New Delhi, September 08: With an aim to comprehend microbes' behavior in extreme environments, the Indian Institute of Science (IISc) in collaboration with the Indian Space Research Organisation (ISRO) developed a modular, self-contained to conduct microbial experiments in outer space.
This modular, self-contained device can be used to cultivate microorganisms which in turn, enable scientists to carry out biological experiments even in outer space.
As per the study published in Acta Astronautica,
this device helps to track the growth of a bacterium called Sporosarcina pasteurii over several days, with minimal human involvement. This will help us understand how such microbes behave in an extreme environment. This study will provide valuable insights for human space missions like ‘Gaganyaan’ that are set to be launched in 2022.
The new device uses a combination of Light Emitting Diode (LED) and photodiode sensor to track bacterial growth by measuring optical density or scattering of light. It is similar to spectrophotometers used in the lab. It also comprises separate compartments for different experiments. Each of them contains bacteria and nutrient medium can be mixed to kickstart growth.
The data from each cassette is collected and stored independently.
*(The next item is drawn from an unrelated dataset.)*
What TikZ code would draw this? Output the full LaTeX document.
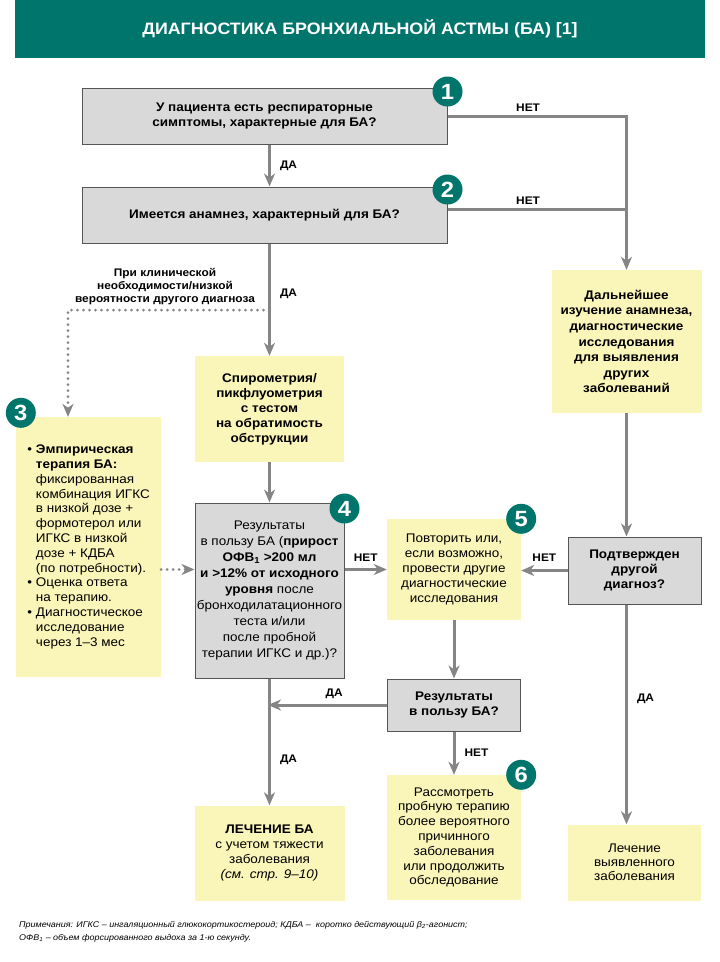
\documentclass[tikz,border=0pt]{standalone}
\usepackage{fontspec}
\setmainfont{Liberation Sans}[FakeStretch=1.08]
\usetikzlibrary{arrows.meta,positioning}
\definecolor{bagreen}{HTML}{00756C}
\definecolor{bagray}{HTML}{D9D9D9}
\definecolor{baedge}{HTML}{555555}
\definecolor{bayellow}{HTML}{FAF5B8}
\definecolor{baline}{HTML}{858585}

\begin{document}
\begin{tikzpicture}[
  x=1pt, y=-1pt,
  titlebar/.style={rectangle, fill=bagreen, text=white, minimum width=690pt, minimum height=58pt, inner sep=0pt, font=\fontsize{16.5}{18}\selectfont\bfseries},
  qbox/.style={rectangle, draw=baedge, line width=1pt, fill=bagray, align=center, inner sep=0pt, font=\fontsize{12.5}{15}\selectfont\bfseries},
  ybox/.style={rectangle, fill=bayellow, align=center, inner sep=0pt, font=\fontsize{12.5}{14.8}\selectfont},
  num/.style={circle, fill=bagreen, minimum size=30pt, inner sep=0pt, text=white, font=\fontsize{22}{22}\selectfont\bfseries},
  arrow/.style={-{Stealth[length=13pt,width=11pt,inset=4pt]}, draw=baline, line width=3pt},
  link/.style={draw=baline, line width=3pt},
  dotarrow/.style={arrow, line cap=round, dash pattern=on 0pt off 6pt},
  lbl/.style={font=\fontsize{11}{13}\selectfont\bfseries, inner sep=3pt},
  note/.style={font=\fontsize{8.3}{13}\selectfont\itshape, align=left, inner sep=0pt}
]
\useasboundingbox (0,0) rectangle (720,962);

%% Title
\node[titlebar] (title) at (360,29) {ДИАГНОСТИКА БРОНХИАЛЬНОЙ АСТМЫ (БА) [1]};

%% Questions
\node[qbox, minimum width=365pt, minimum height=56pt] (q1) at (264.5,116) {У пациента есть респираторные\\симптомы, характерные для БА?};
\node[qbox, minimum width=365pt, minimum height=56pt] (q2) at (264.5,215) {Имеется анамнез, характерный для БА?};

%% Left and middle column
\node[ybox, font=\fontsize{12.5}{15}\selectfont\bfseries, minimum width=149pt, minimum height=106pt] (spiro) at (269.5,409) {Спирометрия/\\пикфлуометрия\\с тестом\\на обратимость\\обструкции};
\node[qbox, font=\fontsize{12.5}{16}\selectfont, minimum width=149pt, minimum height=175pt] (res) at (269.5,590.5) {Результаты\\в пользу БА (\textbf{прирост}\\\textbf{ОФВ\textsubscript{1} >200 мл}\\\textbf{и >12\% от исходного}\\\textbf{уровня} после\\бронходилатационного\\теста и/или\\после пробной\\терапии ИГКС и др.)?};
\node[ybox, minimum width=145pt, minimum height=260pt] (empir) at (88.5,547) {%
  \begin{tabular}{@{}l@{\hspace{4pt}}l@{}}
  \textbullet & \textbf{Эмпирическая}\\
   & \textbf{терапия БА:}\\
   & фиксированная\\
   & комбинация ИГКС\\
   & в низкой дозе +\\
   & формотерол или\\
   & ИГКС в низкой\\
   & дозе + КДБА\\
   & (по потребности).\\
  \textbullet & Оценка ответа\\
   & на терапию.\\
  \textbullet & Диагностическое\\
   & исследование\\
   & через 1–3 мес
  \end{tabular}};
\node[ybox, minimum width=150pt, minimum height=95pt] (treat) at (269.5,853) {\textbf{ЛЕЧЕНИЕ БА}\\с учетом тяжести\\заболевания\\\textit{(см. стр. 9–10)}};

%% Second column
\node[ybox, minimum width=134pt, minimum height=101pt] (repeat) at (454,569.5) {Повторить или,\\если возможно,\\провести другие\\диагностические\\исследования};
\node[qbox, minimum width=133pt, minimum height=52pt] (res2) at (454,705) {Результаты\\в пользу БА?};
\node[ybox, minimum width=134pt, minimum height=125pt] (trial) at (454,837.5) {Рассмотреть\\пробную терапию\\более вероятного\\причинного\\заболевания\\или продолжить\\обследование};

%% Right column
\node[ybox, font=\fontsize{12.5}{15.6}\selectfont\bfseries, minimum width=150pt, minimum height=143pt] (further) at (626.5,341.5) {Дальнейшее\\изучение анамнеза,\\диагностические\\исследования\\для выявления\\других\\заболеваний};
\node[qbox, minimum width=133pt, minimum height=67pt] (confirm) at (634.5,570.5) {Подтвержден\\другой\\диагноз?};
\node[ybox, font=\fontsize{12.5}{14}\selectfont, minimum width=133pt, minimum height=76pt] (other) at (634.5,862.5) {Лечение\\выявленного\\заболевания};

%% Footnote
\node[note, anchor=north west] (footnote) at (19,921) {Примечания: ИГКС – ингаляционный глюкокортикостероид; КДБА –\ \ коротко действующий β\textsubscript{2}-агонист;\\ОФВ\textsubscript{1} – объем форсированного выдоха за 1-ю секунду.};

%% Arrows: questions
\draw[arrow] (q1.south -| spiro.north) -- node[lbl, right=6pt]{ДА} (q2.north -| spiro.north);
\draw[arrow] (q1.east) -- node[lbl, above, pos=0.45]{НЕТ} (q1.east -| further.north) -- (further.north);
\draw[link] ([yshift=6pt]q2.east) -- node[lbl, above, pos=0.45]{НЕТ} ([yshift=6pt]q2.east -| further.north);
\draw[arrow] (q2.south -| spiro.north) -- node[lbl, right=6pt, pos=0.45]{ДА} (spiro.north);

%% Dotted branch
\coordinate (fork) at (269.5,310);
\coordinate (bend) at (68,310);
\draw[dotarrow] (fork) -- (bend) -- (bend |- empir.north);
\node[lbl, align=center, above=2pt of bend, xshift=97pt] (cond) {При клинической\\необходимости/низкой\\вероятности другого диагноза};

%% Arrows: middle
\draw[arrow] (spiro) -- (res);
\draw[dotarrow] (empir.east |- repeat.west) -- (res.west |- repeat.west);
\draw[arrow] (res.east |- repeat.west) -- node[lbl, above=4pt]{НЕТ} (repeat.west);
\draw[arrow] (res) -- node[lbl, right=6pt, pos=0.64]{ДА} (treat);
\draw[arrow] (repeat) -- (res2);
\draw[arrow, shorten >=-1.5pt] (res2.west) -- node[lbl, above=2pt, pos=0.45]{ДА} (res2.west -| res.south);
\draw[arrow] (res2) -- node[lbl, right=6pt]{НЕТ} (trial);

%% Arrows: right
\draw[arrow] (further.south) -- (further.south |- confirm.north);
\draw[arrow] (confirm.west) -- node[lbl, above=5pt]{НЕТ} (confirm.west -| repeat.east);
\draw[arrow] (confirm.south -| further.south) -- node[lbl, right=6pt, pos=0.43]{ДА} (other.north -| further.south);

%% Badges
\node[num, yshift=-4pt] (n1) at (q1.north east) {1};
\node[num, yshift=-3pt] (n2) at (q2.north east) {2};
\node[num, xshift=5pt, yshift=4pt] (n3) at (empir.north west) {3};
\node[num, yshift=-6pt] (n4) at (res.north east) {4};
\node[num] (n5) at (repeat.north east) {5};
\node[num] (n6) at (trial.north east) {6};
\end{tikzpicture}
\end{document}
Three cassettes are clubbed into a single cartridge, which consumes just under 1W of power. The researchers envision that a full payload will be capable of carrying 12 independent experiments.
“This is a non-traditional environment for the bacteria to grow. It is sealed and has a very small volume. We had to see whether we would get consistent [growth] results in this smaller volume,” says Aloke Kumar, Associate Professor in the Department of Mechanical Engineering, and another senior author.
In the future, this device can also be adapted for studying other organisms such as worms, and for non-biological experiments.